Directions:
Answer with a number only: how many lines of the data contain "this"?

Input material:
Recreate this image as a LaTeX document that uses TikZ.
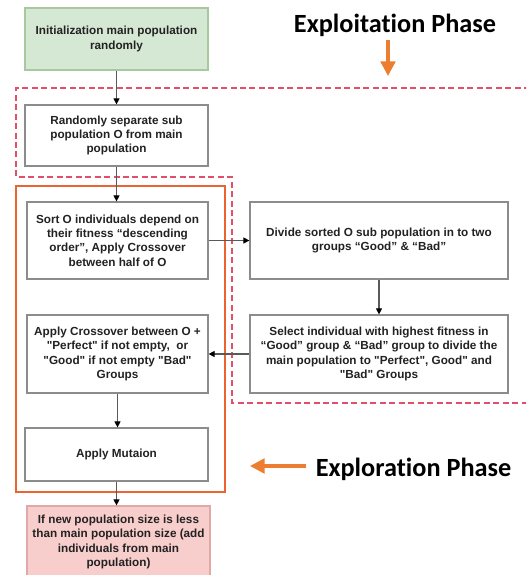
\documentclass[tikz,border=0pt]{standalone}
\usepackage{fontspec}
\newfontfamily\boxfont{Liberation Sans}
\newfontfamily\phasefont{Carlito}[Ligatures=NoCommon]
\usetikzlibrary{arrows.meta}
\definecolor{boxline}{HTML}{8C8C8C}
\definecolor{txt}{HTML}{222222}
\definecolor{flowgray}{HTML}{5A5A5A}
\definecolor{greenfill}{HTML}{D5E8D4}
\definecolor{greenline}{HTML}{A8C8A0}
\definecolor{pinkfill}{HTML}{F8CECC}
\definecolor{pinkline}{HTML}{E0A8A6}
\definecolor{dashred}{HTML}{E0506A}
\definecolor{frameorange}{HTML}{EA6331}
\definecolor{arroworange}{HTML}{ED7D31}
\tikzset{
  box/.style={draw=boxline, line width=0.9pt, fill=white, align=center, inner sep=0pt,
    text=txt, font=\boxfont\bfseries\fontsize{8.8pt}{10.7pt}\selectfont},
  flow/.style={draw=flowgray, line width=0.8pt, -{Triangle[length=4.5pt,width=4.5pt,color=black]}},
  phase/.style={font=\phasefont\bfseries\fontsize{19.7pt}{22pt}\selectfont, text=black, inner sep=0pt, anchor=base},
  bigarrow/.style={draw=arroworange, line width=2.4pt, -{Triangle[length=11pt,width=11pt]}},
}
\begin{document}
\begin{tikzpicture}[x=0.75pt,y=-0.75pt]
\useasboundingbox (0,0) rectangle (526,575);
\clip (0,0) rectangle (526,575);
\fill[white] (0,0) rectangle (526,575);

% exploitation dashed region
\draw[dashred, line width=1.4pt, dash pattern=on 4.5pt off 2.6pt]
  (530,88) -- (16,88) -- (16,177) -- (232,177) -- (232,403) -- (530,403);
% exploration frame
\draw[frameorange, line width=1.6pt] (16,186) rectangle (225,492);

% boxes
\node[box, draw=greenline, fill=greenfill, minimum width={183*0.75pt}, minimum height={62*0.75pt}]
  (init) at (116.5,39) {Initialization main population\\randomly};
\node[box, minimum width={183*0.75pt}, minimum height={61*0.75pt}]
  (rand) at (116.5,135.5) {Randomly separate sub\\population O from main\\population};
\node[box, minimum width={181*0.75pt}, minimum height={77*0.75pt}]
  (sort) at (117.5,240.5) {Sort O individuals depend on\\their fitness “descending\\order”, Apply Crossover\\between half of O};
\node[box, minimum width={258*0.75pt}, minimum height={77*0.75pt}]
  (divide) at (379,240.5) {Divide sorted O sub population in to two\\groups “Good” \& “Bad”};
\node[box, minimum width={181*0.75pt}, minimum height={78*0.75pt}]
  (cross) at (117.5,354) {Apply Crossover between O +\\"Perfect" if not empty,\ \ or\\"Good" if not empty "Bad"\\Groups};
\node[box, minimum width={258*0.75pt}, minimum height={78*0.75pt}]
  (select) at (379,354) {Select individual with highest fitness in\\“Good” group \& “Bad” group to divide the\\main population to "Perfect", Good" and\\"Bad" Groups};
\node[box, minimum width={183*0.75pt}, minimum height={53*0.75pt}]
  (mut) at (116.5,454.5) {Apply Mutaion};
\node[box, draw=pinkline, fill=pinkfill, minimum width={183*0.75pt}, minimum height={72*0.75pt}]
  (pink) at (118.5,542) {If new population size is less\\than main population size (add\\individuals from main\\population)};

% connectors
\draw[flow] (init.south) -- (rand.north);
\draw[flow] (rand.south) -- (rand.south |- sort.north);
\draw[flow] (sort.east) -- (divide.west);
\draw[flow] (divide.south) -- (select.north);
\draw[flow] (select.west) -- (cross.east);
\draw[flow] (cross.south) -- (cross.south |- mut.north);
\draw[flow] (mut.south) -- (mut.south |- pink.north);

% phase labels
\node[phase] (exploit) at (395,32.5) {Exploitation Phase};
\coordinate (exploitA) at (388,40);
\coordinate (exploitB) at (388,76);
\draw[bigarrow] (exploitA) -- (exploitB);
\node[phase] (explore) at (413.5,476) {Exploration Phase};
\coordinate (exploreA) at (306,466);
\coordinate (exploreB) at (250,466);
\draw[bigarrow] (exploreA) -- (exploreB);
\end{tikzpicture}
\end{document}
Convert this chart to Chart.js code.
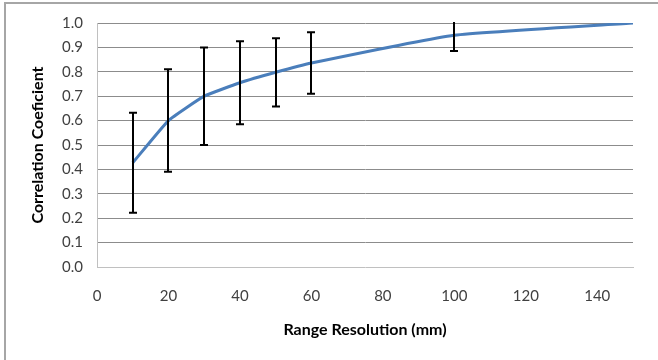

Correct response:
2